Creating a Lasting Impression

Wylie Lucero '60 has spent most of his life stirring creativity, spreading it amongst communities and creating understanding. And the world has become a much more colorful place because of it.

"I used to dream of having a million dollars," says Lucero, who graduated cum laude from CC and has a bachelor and a master of fine art from Yale University School of Art. "With that million, I would buy a wheel chair for my uncle, a piano for my father and I would open a large art program and develop artists."

He never got that million dollars and his father and uncle have passed on. Lucero, however, did become the director of the Harborview Art Center and coordinator of a visual arts program for 102 community centers of the New York City Housing Authority.
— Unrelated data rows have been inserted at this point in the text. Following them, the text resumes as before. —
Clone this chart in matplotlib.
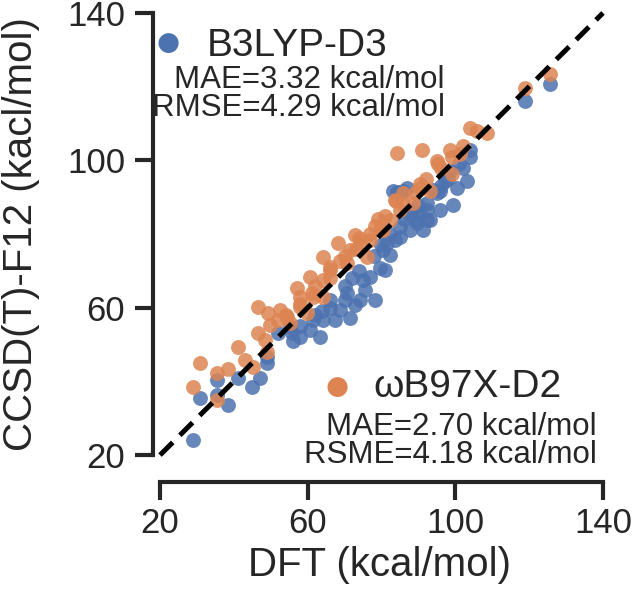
import matplotlib
matplotlib.use("Agg")
import matplotlib.pyplot as plt

plt.rcParams['font.family'] = ['Liberation Sans', 'DejaVu Sans']

# -------------------------------
# Data
# -------------------------------

b3lyp_dft = [28.9, 30.8, 35.4, 38.4, 35.4, 41.1, 44.9, 47.1, 49.0, 49.0,
             52.0, 55.8, 60.7, 61.5, 55.2, 64.2, 66.1, 70.7, 74.2, 75.0,
             76.9, 79.6, 80.4, 85.0, 89.6, 91.3, 93.2, 90.5, 84.2, 86.9,
             95.1, 92.4, 104.0, 102.1, 103.2, 100.5, 99.4, 95.9, 92.4, 92.4,
             89.6, 87.8, 85.0, 83.1, 85.9, 81.5, 118.9, 125.7, 57.9, 68.8,
             72.8, 84.2, 63.4, 67.4, 71.5, 70.1, 75.6, 78.3, 82.3, 81.0,
             83.7, 87.8, 95.9, 97.2, 98.6,
             58.0, 62.0, 66.0, 70.0, 74.0, 78.0, 82.0, 86.0, 90.0, 94.0,
             98.0, 101.0, 104.0, 56.0, 64.0, 72.0, 80.0, 88.0, 96.0]
b3lyp_cc = [24.1, 35.4, 36.3, 33.6, 40.3, 40.9, 38.4, 40.9, 44.9, 46.6,
            53.1, 53.1, 53.9, 56.6, 54.7, 56.6, 62.0, 63.9, 62.0, 67.4,
            68.2, 70.9, 75.6, 81.8, 82.9, 81.0, 83.7, 85.6, 91.0, 92.6,
            91.0, 88.3, 102.7, 98.0, 94.5, 92.6, 87.8, 91.8, 86.4, 83.7,
            83.7, 81.0, 79.1, 91.8, 91.8, 77.5, 116.2, 120.8, 52.0, 59.3,
            60.7, 91.3, 52.0, 56.6, 57.1, 62.0, 64.7, 62.0, 74.2, 70.1,
            78.3, 85.0, 86.4, 94.5, 97.2,
            55.0, 58.0, 60.0, 66.0, 70.0, 74.0, 80.0, 84.0, 88.0, 92.0,
            95.0, 99.0, 101.0, 51.0, 59.0, 68.0, 77.0, 86.0, 93.0]

wb97_dft = [28.9, 30.8, 35.4, 38.4, 35.4, 41.1, 43.0, 45.2, 46.6, 48.5,
            49.0, 46.6, 49.3, 52.0, 55.2, 57.1, 57.9, 59.8, 61.2, 54.4,
            60.7, 64.2, 64.2, 68.2, 68.8, 70.7, 74.2, 76.1, 79.6, 82.3,
            83.7, 85.9, 88.6, 90.5, 61.5, 64.2, 104.0, 108.6, 84.2, 91.0,
            98.6, 101.3, 95.3, 99.1, 90.5, 93.2, 85.0, 80.4, 118.9, 125.7,
            95.1, 66.1, 71.5, 72.8, 76.9, 78.3, 57.9, 52.5, 49.8,
            62.0, 66.0, 70.0, 73.0, 77.0, 81.0, 86.0, 89.0, 92.0, 96.0,
            99.0, 58.0, 54.0, 66.0, 74.0, 79.0, 84.0, 102.0, 106.0]
wb97_cc = [38.4, 44.9, 42.2, 43.3, 34.9, 49.3, 45.7, 43.8, 53.1, 51.2,
           47.9, 60.1, 58.5, 56.6, 55.8, 65.3, 60.1, 58.5, 63.9, 57.4,
           68.2, 67.4, 73.7, 77.5, 72.8, 72.0, 77.5, 73.7, 81.0, 83.7,
           89.1, 91.0, 88.3, 92.6, 62.8, 62.8, 108.9, 107.3, 102.1, 102.9,
           102.7, 101.8, 99.1, 96.4, 93.7, 91.8, 86.4, 81.0, 119.7, 123.5,
           99.9, 70.1, 75.6, 79.6, 78.3, 82.3, 62.8, 59.3, 55.2,
           66.0, 68.0, 74.0, 76.0, 80.0, 85.0, 88.0, 91.0, 95.0, 98.0,
           101.0, 61.0, 58.0, 71.0, 79.0, 84.0, 89.0, 104.0, 108.0]

diag = [20, 140]
ticks = [20, 60, 100, 140]

blue = '#4C72B0'
orange = '#DD8452'
dark = '#262626'

# -------------------------------
# Figure
# -------------------------------

fig = plt.figure(figsize=(6.33, 5.90), dpi=100)
ax = fig.add_axes([0.2417, 0.1831, 0.7167, 0.8012])

ax.scatter(b3lyp_dft, b3lyp_cc, s=115, color=blue, alpha=0.85, lw=0, zorder=2)
ax.scatter(wb97_dft, wb97_cc, s=115, color=orange, alpha=0.85, lw=0, zorder=3)
ax.plot(diag, diag, color='black', lw=3.6, ls=(0, (3.6, 2.0)), zorder=4)

ax.set_xlim(18.1, 141)
ax.set_ylim(12.7, 141)
ax.set_xticks(ticks)
ax.set_yticks(ticks)

# trimmed spines
for side in ['top', 'right']:
    ax.spines[side].set_visible(False)
ax.spines['bottom'].set_bounds(ticks[0], ticks[-1])
ax.spines['left'].set_bounds(ticks[0], ticks[-1])
for side in ['bottom', 'left']:
    ax.spines[side].set_linewidth(3)
    ax.spines[side].set_color(dark)

ax.tick_params(axis='both', length=13, width=3, color=dark,
               labelsize=25, labelcolor=dark)
ax.tick_params(axis='x', pad=5)
ax.tick_params(axis='y', pad=7)

ax.set_xlabel('DFT (kcal/mol)', fontsize=29, color=dark, labelpad=4)
ax.set_ylabel('CCSD(T)-F12 (kacl/mol)', fontsize=29, color=dark)
ax.yaxis.set_label_coords(-0.25, 0.525)

# labels in the corners
ax.text(22.2, 131.9, '\u25cf', color=blue, fontsize=19, ha='center', va='center',
        family='DejaVu Sans')
ax.text(32.7, 128.4, 'B3LYP-D3', fontsize=28, color=dark, va='baseline')
ax.text(97.2, 119.7, 'MAE=3.32 kcal/mol', fontsize=22.5, color=dark,
        ha='right', va='baseline')
ax.text(97.2, 112.1, 'RMSE=4.29 kcal/mol', fontsize=22.5, color=dark,
        ha='right', va='baseline')

ax.text(68.0, 38.4, '\u25cf', color=orange, fontsize=19, ha='center', va='center',
        family='DejaVu Sans')
ax.text(77.7, 35.7, '\u03c9B97X-D2', fontsize=28, color=dark, va='baseline')
ax.text(138.4, 25.4, 'MAE=2.70 kcal/mol', fontsize=22.5, color=dark,
        ha='right', va='baseline')
ax.text(138.4, 17.8, 'RSME=4.18 kcal/mol', fontsize=22.5, color=dark,
        ha='right', va='baseline')

plt.savefig("out.png", dpi=100)
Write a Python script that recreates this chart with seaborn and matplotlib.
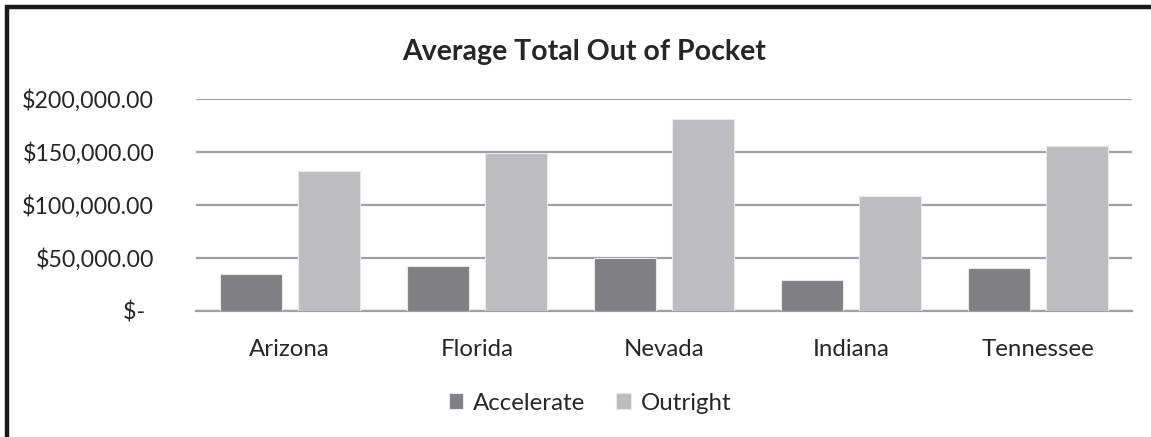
import matplotlib.pyplot as plt
import matplotlib.patches as patches
import seaborn as sns
import pandas as pd

states = ['Arizona', 'Florida', 'Nevada', 'Indiana', 'Tennessee']
accelerate = [35000, 42200, 49700, 29300, 40300]
outright = [132100, 149400, 180900, 108200, 155400]
series = ['Accelerate', 'Outright']
y_ticks = [0, 50000, 100000, 150000, 200000]
y_labels = ['$- \u2009', '$50,000.00', '$100,000.00', '$150,000.00', '$200,000.00']

df = pd.DataFrame({
    'State': states * 2,
    'Series': [series[0]] * len(states) + [series[1]] * len(states),
    'Value': accelerate + outright,
})

sns.set_style('white')
plt.rcParams['font.family'] = ['Lato', 'DejaVu Sans']

fig = plt.figure(figsize=(11.51, 4.37), dpi=100)
ax = fig.add_axes([196 / 1151, 1 - 311 / 437, 936 / 1151, 212 / 437])

sns.barplot(data=df, x='State', y='Value', hue='Series', order=states,
            palette=['#7f7f83', '#bcbdc1'], width=0.833, gap=0.205,
            edgecolor='#e8e8ea', linewidth=0.8, ax=ax, zorder=3)

ax.set_ylim(0, 200000)
ax.set_xlim(-0.5, len(states) - 0.5)
ax.set_yticks(y_ticks)
ax.set_yticklabels(y_labels)
ax.yaxis.grid(True, color='#a0a0a4', linewidth=1.6)
ax.set_axisbelow(True)
for s in ['left', 'right', 'top']:
    ax.spines[s].set_visible(False)
ax.spines['bottom'].set_color('#a0a0a4')
ax.spines['bottom'].set_linewidth(1.6)
ax.tick_params(axis='both', length=0, colors='#262626')
ax.tick_params(axis='y', pad=30, labelsize=16.7)
ax.tick_params(axis='x', pad=20, labelsize=17.3)
ax.set_xlabel('')
ax.set_ylabel('')

fig.text(584 / 1151, 1 - 52 / 437, 'Average Total Out of Pocket',
         ha='center', va='center', fontsize=20.5, fontweight='bold', color='#262626')

handles, labels = ax.get_legend_handles_labels()
ax.legend(handles, labels, loc='center', bbox_to_anchor=(590 / 1151, 1 - 403 / 437),
          bbox_transform=fig.transFigure, ncol=2, frameon=False, fontsize=17.3,
          handlelength=0.6, handleheight=0.6, handletextpad=0.4, columnspacing=1.3)

# black border of the chart area (only top and left fall inside the crop)
border = patches.Rectangle((7 / 1151, -0.2), 1.5, 1.2 - 7 / 437,
                           transform=fig.transFigure, fill=False,
                           edgecolor='#1a1a1a', linewidth=3.2, clip_on=False)
fig.patches.append(border)

fig.savefig('out.png', dpi=100)
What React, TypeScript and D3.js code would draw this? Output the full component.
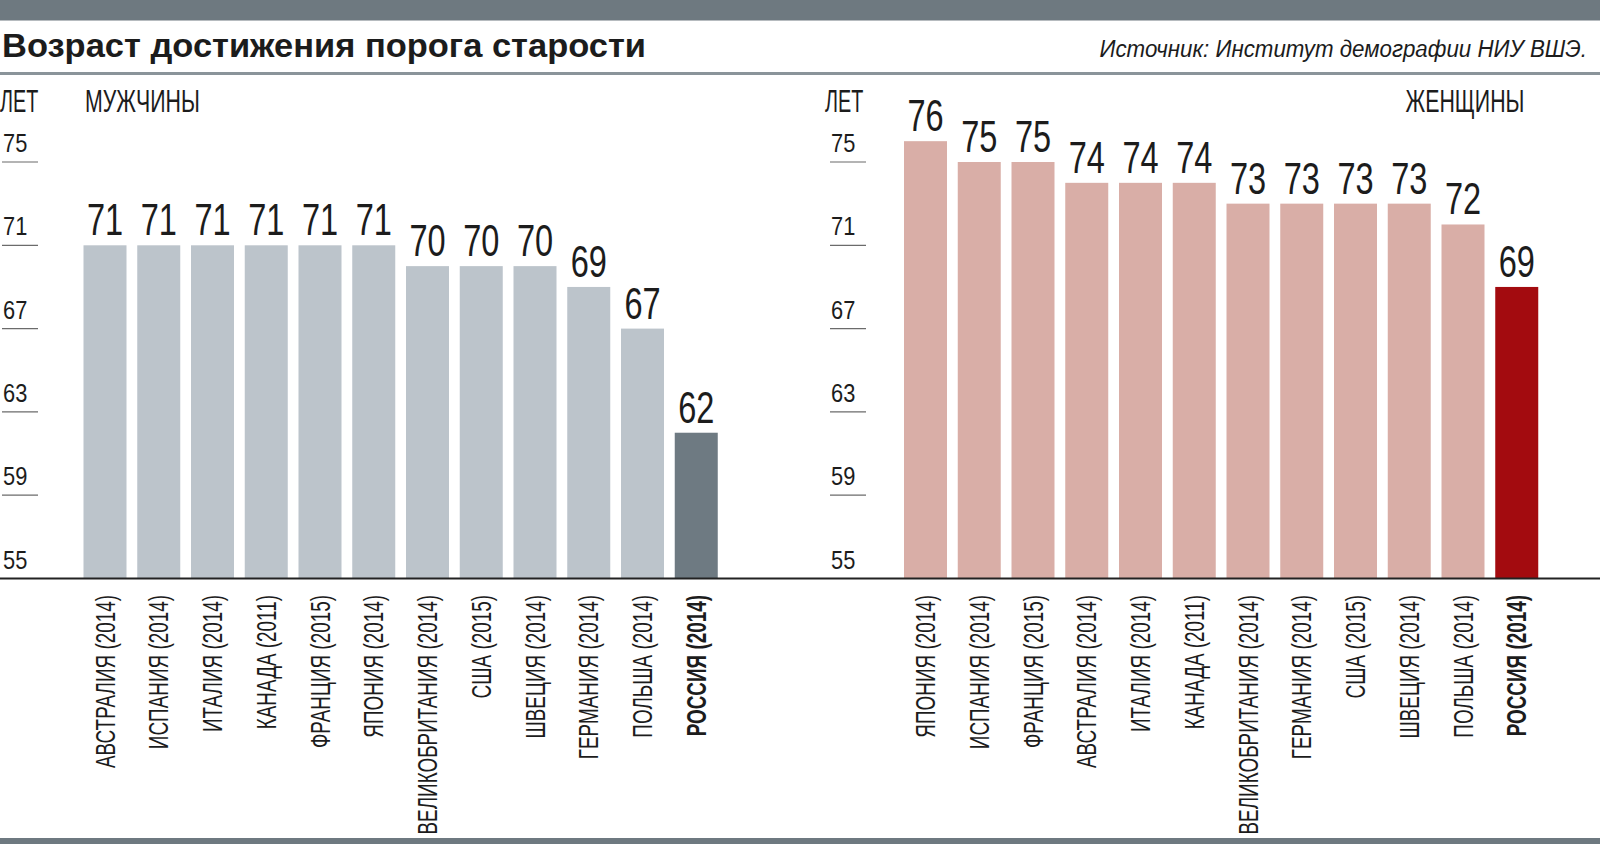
import { useEffect, useRef } from 'react'
import * as d3 from 'd3'

const menCountries = [
  'АВСТРАЛИЯ (2014)', 'ИСПАНИЯ (2014)', 'ИТАЛИЯ (2014)', 'КАНАДА (2011)',
  'ФРАНЦИЯ (2015)', 'ЯПОНИЯ (2014)', 'ВЕЛИКОБРИТАНИЯ (2014)', 'США (2015)',
  'ШВЕЦИЯ (2014)', 'ГЕРМАНИЯ (2014)', 'ПОЛЬША (2014)', 'РОССИЯ (2014)'
]
const menValues = [71, 71, 71, 71, 71, 71, 70, 70, 70, 69, 67, 62]

const womenCountries = [
  'ЯПОНИЯ (2014)', 'ИСПАНИЯ (2014)', 'ФРАНЦИЯ (2015)', 'АВСТРАЛИЯ (2014)',
  'ИТАЛИЯ (2014)', 'КАНАДА (2011)', 'ВЕЛИКОБРИТАНИЯ (2014)', 'ГЕРМАНИЯ (2014)',
  'США (2015)', 'ШВЕЦИЯ (2014)', 'ПОЛЬША (2014)', 'РОССИЯ (2014)'
]
const womenValues = [76, 75, 75, 74, 74, 74, 73, 73, 73, 73, 72, 69]

const yTicks = [55, 59, 63, 67, 71, 75]
const highlight = 'РОССИЯ (2014)'

const W = 1600
const H = 844
const FONT = '"Liberation Sans", Arial, sans-serif'
const INK = '#1c1c1c'

interface Panel {
  countries: string[]
  values: number[]
  range: [number, number]
  tickX: [number, number]
  base: string
  accent: string
}

const App = () => {
  const svgRef = useRef<SVGSVGElement>(null)

  useEffect(() => {
    if (!svgRef.current) return
    const svg = d3.select(svgRef.current)
    svg.selectAll('*').remove()

    const y = d3.scaleLinear().domain([55, 75]).range([578.5, 162])

    // header
    svg.append('rect').attr('x', 0).attr('y', 0).attr('width', W).attr('height', 20.5).attr('fill', '#6e7980')
    svg.append('text')
      .attr('x', 2).attr('y', 57)
      .attr('font-family', FONT).attr('font-weight', 'bold').attr('font-size', 33)
      .attr('textLength', 644).attr('lengthAdjust', 'spacingAndGlyphs')
      .attr('fill', INK)
      .text('Возраст достижения порога старости')
    svg.append('text')
      .attr('x', 1587).attr('y', 57)
      .attr('font-family', FONT).attr('font-style', 'italic').attr('font-size', 24)
      .attr('text-anchor', 'end')
      .attr('transform', 'translate(1587,0) scale(0.93,1) translate(-1587,0)')
      .attr('fill', INK)
      .text('Источник: Институт демографии НИУ ВШЭ.')
    svg.append('rect').attr('x', 0).attr('y', 72).attr('width', W).attr('height', 3).attr('fill', '#8a949a')

    // footer band
    svg.append('rect').attr('x', 0).attr('y', 838).attr('width', W).attr('height', 6).attr('fill', '#6e7980')

    const condensed = (g: d3.Selection<SVGGElement, unknown, null, undefined>, x: number, yy: number, txt: string, size: number, sx: number, anchor = 'start') =>
      g.append('text')
        .attr('transform', `translate(${x},${yy}) scale(${sx},1)`)
        .attr('font-family', FONT).attr('font-size', size)
        .attr('text-anchor', anchor).attr('fill', INK)
        .text(txt)

    const drawPanel = (p: Panel) => {
      const g = svg.append('g')
      const x = d3.scaleBand<number>()
        .domain(d3.range(p.countries.length))
        .range(p.range)
        .paddingInner(0.2)
        .paddingOuter(0)

      // y ticks
      yTicks.forEach(t => {
        if (t !== 55) {
          g.append('line')
            .attr('x1', p.tickX[0]).attr('x2', p.tickX[1])
            .attr('y1', y(t)).attr('y2', y(t))
            .attr('stroke', '#6b6b6b').attr('stroke-width', 1.2)
        }
        condensed(g, p.tickX[0] + 1, y(t) - 10, String(t), 26, 0.84)
      })

      // bars
      g.selectAll('rect.bar')
        .data(p.values)
        .join('rect')
        .attr('class', 'bar')
        .attr('x', (_, i) => x(i) || 0)
        .attr('y', d => y(d))
        .attr('width', x.bandwidth())
        .attr('height', d => y(55) - y(d))
        .attr('fill', (_, i) => p.countries[i] === highlight ? p.accent : p.base)

      // value labels
      p.values.forEach((v, i) => {
        const cx = (x(i) || 0) + x.bandwidth() / 2
        condensed(g, cx, y(v) - 10, String(v), 44, 0.74, 'middle')
      })

      // category labels
      p.countries.forEach((c, i) => {
        const cx = (x(i) || 0) + x.bandwidth() / 2
        g.append('text')
          .attr('transform', `translate(${cx + 9.5},595) rotate(-90) scale(0.7,1)`)
          .attr('font-family', FONT).attr('font-size', 27)
          .attr('font-weight', c === highlight ? 'bold' : 'normal')
          .attr('text-anchor', 'end').attr('fill', INK)
          .text(c)
      })
    }

    drawPanel({
      countries: menCountries, values: menValues,
      range: [83.5, 717.75], tickX: [2, 38],
      base: '#bcc4cb', accent: '#6e7a82'
    })
    drawPanel({
      countries: womenCountries, values: womenValues,
      range: [904, 1538.25], tickX: [830, 866],
      base: '#d9aea7', accent: '#a30b0f'
    })

    // panel headers
    const hg = svg.append('g')
    condensed(hg, 0, 112, 'ЛЕТ', 30.5, 0.65)
    condensed(hg, 85, 112, 'МУЖЧИНЫ', 30.5, 0.7)
    condensed(hg, 825, 112, 'ЛЕТ', 30.5, 0.65)
    condensed(hg, 1524.5, 112, 'ЖЕНЩИНЫ', 30.5, 0.7, 'end')

    // baseline
    svg.append('line')
      .attr('x1', 0).attr('x2', W)
      .attr('y1', y(55)).attr('y2', y(55))
      .attr('stroke', '#222').attr('stroke-width', 2.2)
  }, [])

  return (
    <svg
      ref={svgRef}
      width={W}
      height={H}
      style={{ position: 'absolute', left: 0, top: 0, background: '#fff' }}
    />
  )
}

export default App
This native New Mexican has also chaired the School of Visual Arts Fine Arts Center, served as a community educator for the Metropolitan Museum of Art, as an art coordinator for the Association of Hispanic Arts, and as an artist-in-residence for Studio in a School, Inc. In addition, he has taught art in Vermont, California and Colorado.

At the Harborview Arts Center, Lucero and other staffers run a mural painting program that aims to improve the quality of life in public housing while helping youngsters navigate an often perilous journey to adulthood.

In one year, center staff supervised 38 professional artists/educators who conducted more than 3,400 workshops in everything from mural painting to paper mache at 72 housing authority community centers.

In 1995, the Harborview Art Center received a national design award from the General Services Administration for implementing NYCHA Community Center participation in the African Burial Ground Mural project in New York City.

Lucero, who remembers himself as a "four-eyed, underage, under weight, immature, unsocialized runt" his first years at CC, fondly recalls the wooden ceiling arches and the overstuffed furniture of Bemis Taylor Hall, where he worked as a dishwasher, busboy and, later, host.

"I learned how to supervise people who were older, stronger and wiser than me," he says. "These lessons have stayed with me all my life and have contributed to whatever successes I have achieved in 35 subsequent years."

An Alice Bemis Taylor scholar, Lucero says, "I know that without the assistance of the Alice Bemis Taylor residence hall and scholarship legacy my life would never have been as fulfilling and enjoyable as it has unfolded over the years."